Все же американские специалисты, особенно из тех, кто ездил в СССР по обмену, обращались к Белинкову то за советом, то за адресочком. Творческих секретов Аркадий не признавал и очень дорожил поддержанием связей между старыми друзьями и новыми знакомыми. Он старался посылать в Россию книги, теплые вещи. В редких случаях у нас брали письма. В этой скрытой от посторонних глаз деятельности Аркадий, как и в случае с журналом «Тайм», часто играл роль невидимки. На приеме в Университете штата Индиана к нам подсел тогда еще никому не известный профессор Карл Проффер. Он был очень мил и внимателен. Аркадий — доверчив. Проффер, готовившийся вместе с женой к поездке в Москву, получил от Аркадия адреса хранителей московских архивов, в частности Елены Сергеевны Булгаковой. Вскоре было создано крупное издательство Ardis, успех которого начался с публикаций материалов из архива Булгакова.
268
Сергей Иванович Григорянц — борец за права писателей, организатор нескольких конференций международного значения на тему «Писатель и КГБ»
Долгие разговоры
Один нью-йоркский журналист часто ездил в СССР. Он печатался в «Литературной газете», одновременно ухитряясь встречаться с оппозиционно настроенными писателями и диссидентами.
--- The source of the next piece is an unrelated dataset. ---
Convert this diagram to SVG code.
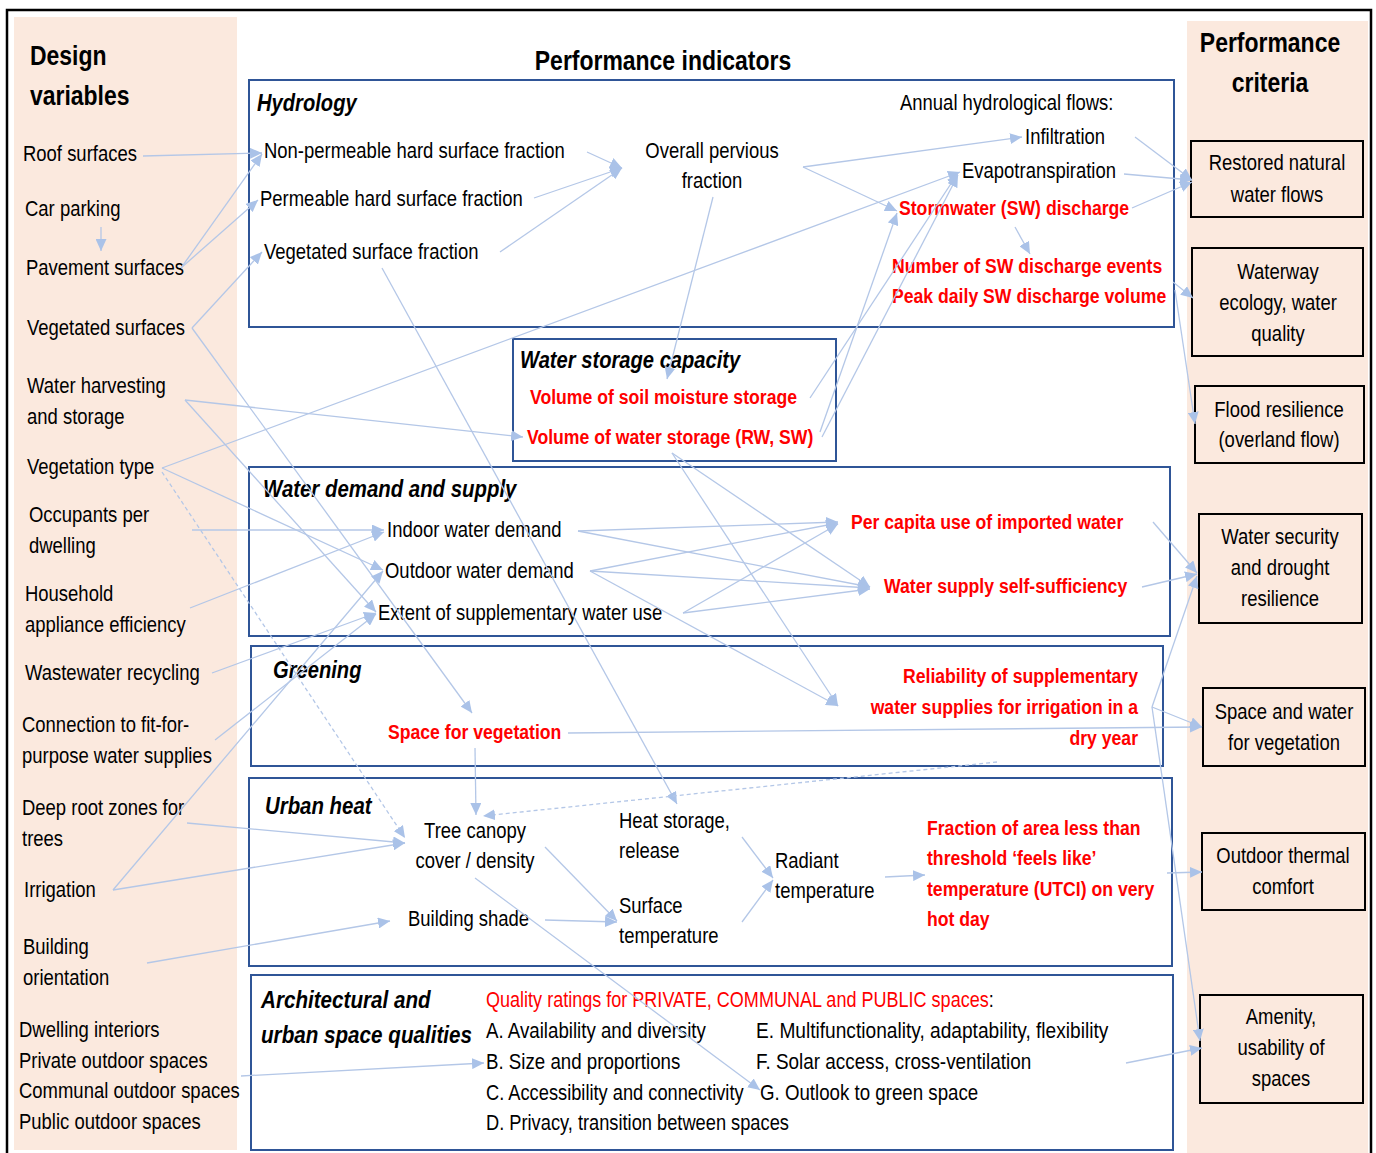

В частности, он стал своим человеком в доме Литвиновых. Однажды он заехал к нам в Нью-Хейвен перед очередной поездкой в Москву. Мы быстро собрали посылочку. Пока я ее заворачивала, гость и хозяин успели поспорить на тему об ответственности западной и советской интеллигенции перед человечеством. Что бы им поговорить о погоде!
Мне в тот день надо было попасть на радиостанцию «Свобода», и я отправилась в Нью-Йорк вместе с нашим гостем — сначала поездом, а последний отрезок пути — на сабвее. В сложной сети маршрутов нью-йоркского метро я еще плохо разбиралась и надеялась, что мой спутник меня в крайнем случае выручит. Начатый у нас дома разговор продолжился. Я записала его по памяти в тот же день. Запись сохранилась.
«Я (передавая посылку): Письма Вам никакого не даем, чтобы не испортить Ваши отношения с советской властью.
Он (щеголяя знанием русского языка): Добре.
Я: Пустяки писать нет смысла, а то, что Вы не захотите передать другое письмо, можно было догадаться по Вашим статьям.
Он: Добре.
Я: Вот свитер Павлу, сумка Флоре, часы Тане.
Он: Очень хорошо.
Объявляются остановки: „19-я стрит“, „5-я авеню“.
Он (пытаясь шутить): Теперь мы по крайней мере будем знать разницу между авеню и стритами.
Я: Да, в этом разобраться легче, чем в настроениях американской интеллигенции.
Он: Что Вы имеете в виду?
Я: Любовь к некоторым институтам, с которыми борются Синявский, Солженицын, Павел Литвинов.
Он: А именно?
Я: Социализму, коммунизму, тоталитаризму, диктатуре.
Он: Ну, где Вы таких нашли? Кого Вы имеете в виду?
Я: Вас!
Он: Зачем же так, Вы меня не знаете…
Я: Знаю по Вашим статьям в „Литгазете“.
Он: А что… Я писал то, что думаю. Тане [Литвиновой] понравилось. Я писал, что здешние студенты анархичны и отклоняются от истинного марксизма. Если Вы это имеете в виду, то я за марксизм.
Я: Но ведь это смешно. Марксизм, который дает такие результаты, давно изжил себя.
Он: В том, что марксизм исказили, Маркс не виноват.
Я: Неужели результаты марксизма Вас ничему не научили?
Он: Нельзя же так чернить. О марксизме здесь спорят очень серьезные люди.
Я: Здесь спорят аргументами, а там кровью, нервами, жизнью.
Объявляется остановка „42-я стрит!“
Он: Ваша остановка.
Я: Счастливой поездки».
Пусть известный журналист, бывший завсегдатаем в Москве и Переделкине, останется неназванным. Отсутствие подлинного имени выведет этот эпизод из частного случая в общую тенденцию.